Fuel is the number one expense for airlines, so it’s no surprise that they continuously seek new ways to reduce their fuel use. While air carriers can’t immediately replace their existing fleets with new, fuel efficient aircraft, they can make subtle changes that make them cheaper to operate.
Airlines reduce fuel consumption throughout their operations but they tend to focus on making flights lighter and faster, since most fuel is consumed during flight. Saving even a few pounds can add up to big savings over thousands of miles and hundreds of flights.
Airlines have a long history of reducing the weight of their aircraft. From ultra-light aluminum seat frames to less dense carpet, airline companies have seen the value of reducing what they carry.
Virgin Atlantic recently announced an improved tray table design that is expected to save millions in fuel. The new tray tables stack more efficiently in their storage carts, allowing each cart to carry 33% more trays.
This resulted in Virgin Atlantic grounding one tray cart each flight, saving them around 53 lbs each flight. Over its entire fleet, this improved design is expected to save the airline millions.
Lufthansa also made news recently by their efforts in reducing the weight of the containers used in their cargo operations. The airline replaced their existing containers with a lighter-weight version that weighs 31 lbs less. That’s 15.4 million pounds Lufthansa does not have to transport around the globe, which is expected to save the airline 2,000 tons of fuel every year.
Also helping save fuel are iPads, surprisingly. In 2011, United Airlines purchased 11,000 iPads to replace pilots’ bulky paper manuals in the hopes of saving 326,000 gallons of fuel annually. Last year, the U.S. Air Force joined the trend and replaced their onboard flight bags with 18,000 iPads, saving about $50 million a year. Now, American Airlines has replaced their 30 - 40 lb. Kitbags with iPads, which not only save fuel over their more than 14,000 daily flights, but also seem to make for happier pilots.
Major airlines have been installing winglets onto their existing fleet for a few years now, and there seems to be no stopping this transformation. Winglets are extensions made to the tips of wings that look a bit like a split end. Their purpose is to reduce drag, which, in turn, reduces the fuel used to move through the air. United installed winglets on its larger fleet several years ago, saving about $200 million in fuel every year. Each winglet saves about 2% of fuel, which, when the program is expanded to United’s entire fleets, will save the airline $60 million annually.

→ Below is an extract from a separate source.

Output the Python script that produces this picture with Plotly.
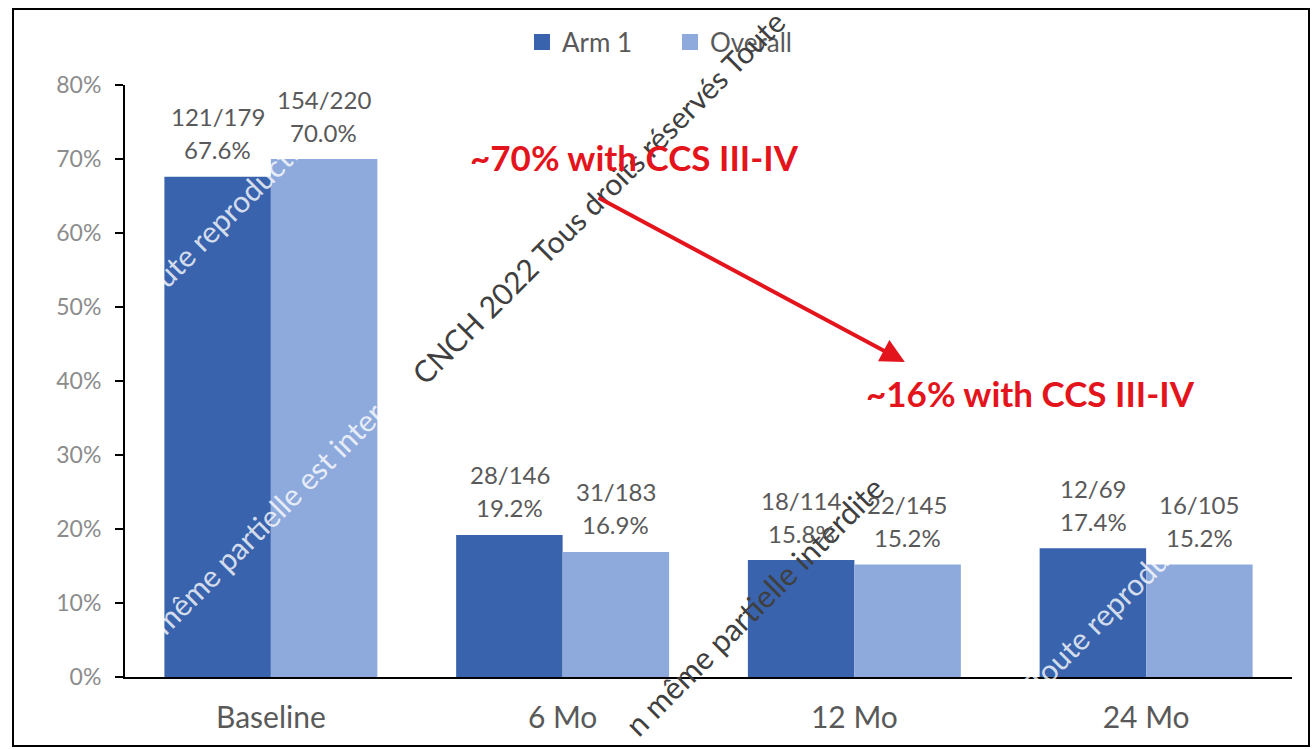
import plotly.graph_objects as go

categories = ["Baseline", "6 Mo", "12 Mo", "24 Mo"]
arm1_pct = [0.676, 0.192, 0.158, 0.174]
overall_pct = [0.700, 0.169, 0.152, 0.152]
arm1_n = ["121/179", "28/146", "18/114", "12/69"]
overall_n = ["154/220", "31/183", "22/145", "16/105"]
series_names = ["Arm 1", "Overall"]
y_ticks = [0, 0.1, 0.2, 0.3, 0.4, 0.5, 0.6, 0.7, 0.8]
callouts = ["~70% with CCS III-IV", "~16% with CCS III-IV"]

ARM_COLOR = "#3a63ad"
OVR_COLOR = "#8eaadc"
LABEL_COLOR = "#595959"
RED = "#e3141c"
FONT = "Lato"

# plot-area geometry in page pixels (used for paper-coordinate conversion)
PL, PR, PT, PB = 125, 1292, 85, 677


def paper(px, py):
    return (px - PL) / (PR - PL), (PB - py) / (PB - PT)


fig = go.Figure()
fig.add_trace(go.Bar(x=categories, y=arm1_pct, name=series_names[0], showlegend=False,
                     marker=dict(color=ARM_COLOR, line=dict(width=0))))
fig.add_trace(go.Bar(x=categories, y=overall_pct, name=series_names[1], showlegend=False,
                     marker=dict(color=OVR_COLOR, line=dict(width=0))))
# legend entries with larger square swatches
for nm, col in zip(series_names, [ARM_COLOR, OVR_COLOR]):
    fig.add_trace(go.Scatter(x=[None], y=[None], mode="markers", name=nm,
                             marker=dict(symbol="square", size=16, color=col)))

annotations = []

# watermarks (drawn first so that other labels sit on top)
wm = [
    ("CNCH 2022 Tous droits réservés Toute", 598, 197, 30, "#3f3f3f"),
    ("n même partielle interdite", 754, 606, 31, "#3f3f3f"),
    ("Toute reproduction", 226, 214, 30, "rgba(255,255,255,0.8)"),
    ("même partielle est interdite", 285, 500, 30, "rgba(255,255,255,0.8)"),
    ("Toute reproduction", 1120, 597, 30, "rgba(255,255,255,0.8)"),
]
for txt, px, py, fs, col in wm:
    x, y = paper(px, py)
    annotations.append(dict(text=txt, x=x, y=y, xref="paper", yref="paper",
                            showarrow=False, textangle=-45,
                            font=dict(family=FONT, size=fs, color=col),
                            xanchor="center", yanchor="middle"))

# data labels: count line and percentage line
for i, c in enumerate(categories):
    for pct, nlab, shift in ((arm1_pct[i], arm1_n[i], -53), (overall_pct[i], overall_n[i], 53)):
        annotations.append(dict(x=c, y=pct, xref="x", yref="y", text=f"{pct*100:.1f}%",
                                showarrow=False, xshift=shift, yshift=27,
                                yanchor="middle", xanchor="center",
                                font=dict(family=FONT, size=24, color=LABEL_COLOR)))
        annotations.append(dict(x=c, y=pct, xref="x", yref="y", text=nlab,
                                showarrow=False, xshift=shift, yshift=60,
                                yanchor="middle", xanchor="center",
                                font=dict(family=FONT, size=24, color=LABEL_COLOR)))

# red call-outs
annotations.append(dict(x=1.248, y=0.7027, xref="x", yref="y",
                        text=f"<b>{callouts[0]}</b>", showarrow=False,
                        font=dict(family=FONT, size=35, color=RED)))
annotations.append(dict(x=2.602, y=0.3838, xref="x", yref="y",
                        text=f"<b>{callouts[1]}</b>", showarrow=False,
                        font=dict(family=FONT, size=35, color=RED)))
annotations.append(dict(x=2.173, y=0.4257, ax=1.118, ay=0.6486,
                        xref="x", yref="y", axref="x", ayref="y",
                        text="", showarrow=True, arrowhead=2, arrowsize=1.2,
                        arrowwidth=4, arrowcolor=RED))

lx, ly = paper(522, 42)
fig.update_layout(
    width=1315, height=749,
    margin=dict(l=PL, r=1315 - PR, t=PT, b=749 - PB, autoexpand=False),
    paper_bgcolor="white", plot_bgcolor="white",
    barmode="group", bargap=0.27, bargroupgap=0,
    font=dict(family=FONT, color=LABEL_COLOR),
    legend=dict(orientation="h", x=lx, y=ly, xanchor="left", yanchor="middle",
                font=dict(family=FONT, size=26, color=LABEL_COLOR),
                itemwidth=30, entrywidth=103, traceorder="normal",
                bgcolor="rgba(0,0,0,0)"),
    annotations=annotations,
    showlegend=True,
)
fig.update_xaxes(showline=True, linecolor="black", linewidth=2, ticks="",
                 showgrid=False, zeroline=False, automargin=False,
                 tickfont=dict(family=FONT, size=30, color=LABEL_COLOR),
                 ticklabelstandoff=13)
fig.update_yaxes(range=[0, 0.8], tickvals=y_ticks, tickformat=".0%",
                 showline=True, linecolor="black", linewidth=2,
                 ticks="outside", ticklen=8, tickcolor="black", tickwidth=2,
                 showgrid=False, zeroline=False, automargin=False,
                 tickfont=dict(family=FONT, size=23, color="#8c8c8c"),
                 ticklabelstandoff=9)

bx0, by0 = paper(13, 746)
bx1, by1 = paper(1309, 9)
fig.add_shape(type="rect", xref="paper", yref="paper",
              x0=bx0, x1=bx1, y0=by0, y1=by1,
              line=dict(color="black", width=2), fillcolor="rgba(0,0,0,0)")

fig.write_html("out.html", config={"displayModeBar": False},
               post_script="document.body.style.margin='0px';")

Efficiency isn’t just focused on airplane design; there is considerable pressure to create more efficient routes, which reduce flight time and therefore reduce fuel consumption. United says it has already improved the fuel efficiency of its fleet by 32% since 1994, partly due to improving flight planning.
To support more efficient routes, GE has been pursuing a $500,000 crowdsourcing contest, Flight Quest, to find a better flight planning solution. The contest seeks to reduce flight time, fuel consumption and emissions with a solution to empower pilots, airlines, and air traffic controllers with the ability to make real-time decisions about the most efficient flight plans and adjustments.
On a larger scale, the NextGen program plans to replace the existing air traffic network with a nationwide GPS network that could save at least 3.3 billion gallons of fuel annually by 2025. However, recent proposals to cut funding to the program could delay the national rollout, which has concerned some who advocate for the savings and efficiencies.
Airlines will continue to seek constant improvements on flying lighter, faster, and straighter as fuel prices continue to fluctuate and there are opportunities to advance.